● **Problem to work on**: In the material below, find all lines with the string "React" and copy them.

● **Supplied material**:
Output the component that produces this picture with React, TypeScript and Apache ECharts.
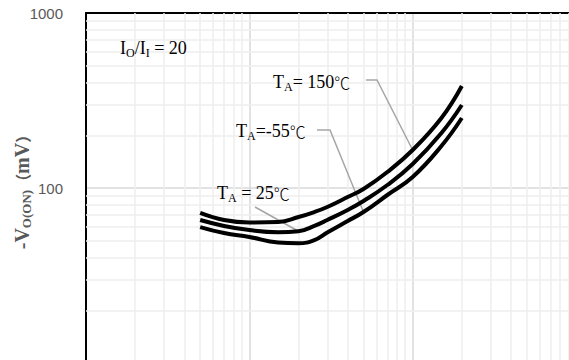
import React, { useEffect, useRef } from 'react';
import * as echarts from 'echarts';

// Output current (arbitrary log units, 3 decades shown: 1 .. 1000)
const currents = [5, 7, 10, 15, 20, 25, 30, 40, 50, 70, 100, 150, 200];
// -V_O(ON) in mV
const vTa150 = [72.0, 65.6, 63.5, 63.9, 68.3, 72.9, 77.9, 88.8, 98.7, 123.4, 164.9, 251.2, 382.7];
const vTa25 = [65.6, 60.7, 57.5, 55.9, 56.6, 60.7, 65.6, 74.9, 84.3, 104.0, 137.1, 206.2, 298.1];
const vTaM55 = [59.8, 55.3, 52.5, 48.8, 48.3, 50.4, 55.7, 64.8, 72.9, 91.2, 115.6, 173.8, 251.2];

const xMinorGrid = [2, 3, 4, 5, 6, 7, 8, 9, 20, 30, 40, 50, 60, 70, 80, 90, 200, 300, 400, 500, 600, 700, 800, 900];
const yMinorGrid = [20, 30, 40, 50, 60, 70, 80, 90, 200, 300, 400, 500, 600, 700, 800, 900];

const X_MIN = 1;
const X_MAX = 1000;
const Y_MIN = 10;
const Y_MAX = 1000;

const SERIF = "'Liberation Serif', 'Times New Roman', serif";
const SANS = "'Liberation Sans', Arial, sans-serif";
const CJK = "'Noto Sans CJK SC', sans-serif";

const annRich = {
  t: { fontFamily: SERIF, fontSize: 18, color: '#000', lineHeight: 22 },
  s: { fontFamily: SERIF, fontSize: 12, color: '#000', lineHeight: 12, verticalAlign: 'bottom' },
  c: { fontFamily: CJK, fontSize: 16, fontWeight: 300, color: '#000', lineHeight: 22 },
};

export default function App() {
  const ref = useRef<HTMLDivElement>(null);

  useEffect(() => {
    if (!ref.current) return;
    const chart = echarts.init(ref.current, undefined, { renderer: 'svg' });

    const curve = (name: string, vals: number[]) => ({
      name,
      type: 'line',
      data: currents.map((c, i) => [c, vals[i]]),
      smooth: 0.45,
      showSymbol: false,
      z: 5,
      lineStyle: { color: '#000', width: 4 },
      itemStyle: { color: '#000' },
    });

    chart.setOption({
      animation: false,
      grid: { left: 86, top: 13, width: 490, height: 350, outerBoundsMode: 'none', containLabel: false },
      xAxis: [
        {
          type: 'log',
          logBase: 10,
          min: X_MIN,
          max: X_MAX,
          axisLabel: { show: false },
          axisTick: { show: false },
          axisLine: { show: true, lineStyle: { color: '#000', width: 2 } },
          splitLine: { show: true, showMinLine: false, lineStyle: { color: '#d9d9d9', width: 1.5 } },
        },
        {
          type: 'log',
          logBase: 10,
          min: X_MIN,
          max: X_MAX,
          position: 'top',
          axisLabel: { show: false },
          axisTick: { show: false },
          axisLine: { show: true, lineStyle: { color: '#000', width: 2 } },
          splitLine: { show: false },
        },
      ],
      yAxis: {
        type: 'log',
        logBase: 10,
        min: Y_MIN,
        max: Y_MAX,
        axisTick: { show: false },
        axisLine: { show: true, lineStyle: { color: '#000', width: 2 } },
        axisLabel: {
          color: '#595959', fontSize: 15, fontFamily: SANS, margin: 23,
          showMinLabel: false,
          formatter: (v: number) => String(Math.round(v)),
        },
        splitLine: { show: true, showMaxLine: false, lineStyle: { color: '#d9d9d9', width: 1.5 } },
        name: '{b|-V}{s|O(ON)}{p|（}{b|mV}{p|）}',
        nameLocation: 'middle',
        nameGap: 53,
        nameMoveOverlap: false,
        nameTextStyle: {
          rich: {
            b: { fontFamily: SERIF, fontSize: 20, fontWeight: 'bold', color: '#595959', lineHeight: 22 },
            s: { fontFamily: SERIF, fontSize: 13, fontWeight: 'bold', color: '#595959', lineHeight: 12, verticalAlign: 'bottom' },
            p: { fontFamily: CJK, fontSize: 16, fontWeight: 'bold', color: '#595959', lineHeight: 22 },
          },
        },
      },
      series: [
        {
          type: 'line',
          data: [],
          z: 1,
          silent: true,
          markLine: {
            silent: true,
            symbol: 'none',
            animation: false,
            z: 1,
            label: { show: false },
            emphasis: { disabled: true },
            lineStyle: { color: '#eeeeee', width: 1.5, type: 'solid' },
            data: [
              ...xMinorGrid.map((v) => ({ xAxis: v })),
              ...yMinorGrid.map((v) => ({ yAxis: v })),
            ],
          },
        },
        curve('TA = 150℃', vTa150),
        curve('TA = 25℃', vTa25),
        curve('TA = -55℃', vTaM55),
      ],
    });

    const p150 = chart.convertToPixel({ gridIndex: 0 }, [currents[10], vTa150[10]]) as number[];
    const pM55 = chart.convertToPixel({ gridIndex: 0 }, [currents[8], vTaM55[8]]) as number[];
    const p25 = chart.convertToPixel({ gridIndex: 0 }, [currents[4], vTa25[4]]) as number[];

    const leader = { stroke: '#a6a6a6', lineWidth: 1.5, fill: null };

    chart.setOption({
      graphic: [
        {
          type: 'text', x: 120, y: 48, z: 10,
          style: { text: '{t|I}{s|O}{t|/I}{s|I}{t| = 20}', rich: annRich, verticalAlign: 'middle', align: 'left' },
        },
        {
          type: 'text', x: 273, y: 82, z: 10,
          style: { text: '{t|T}{s|A}{t|= 150}{c|℃}', rich: annRich, verticalAlign: 'middle', align: 'left' },
        },
        {
          type: 'text', x: 236, y: 131, z: 10,
          style: { text: '{t|T}{s|A}{t|=-55}{c|℃}', rich: annRich, verticalAlign: 'middle', align: 'left' },
        },
        {
          type: 'text', x: 217, y: 193, z: 10,
          style: { text: '{t|T}{s|A}{t| = 25}{c|℃}', rich: annRich, verticalAlign: 'middle', align: 'left' },
        },
        {
          type: 'polyline', z: 4,
          shape: { points: [[366, 80], [377, 80], [p150[0], p150[1]]] },
          style: leader,
        },
        {
          type: 'polyline', z: 4,
          shape: { points: [[317, 130], [330, 130], [pM55[0], pM55[1]]] },
          style: leader,
        },
        {
          type: 'polyline', z: 4,
          shape: { points: [[255, 207], [p25[0], p25[1]]] },
          style: leader,
        },
      ],
    });

    return () => chart.dispose();
  }, []);

  return (
    <div
      ref={ref}
      style={{ position: 'fixed', left: 0, top: 0, width: 600, height: 400, background: '#fff' }}
    />
  );
}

● **Written answer**:
Output the component that produces this picture with React, TypeScript and Apache ECharts.
import React, { useEffect, useRef } from 'react';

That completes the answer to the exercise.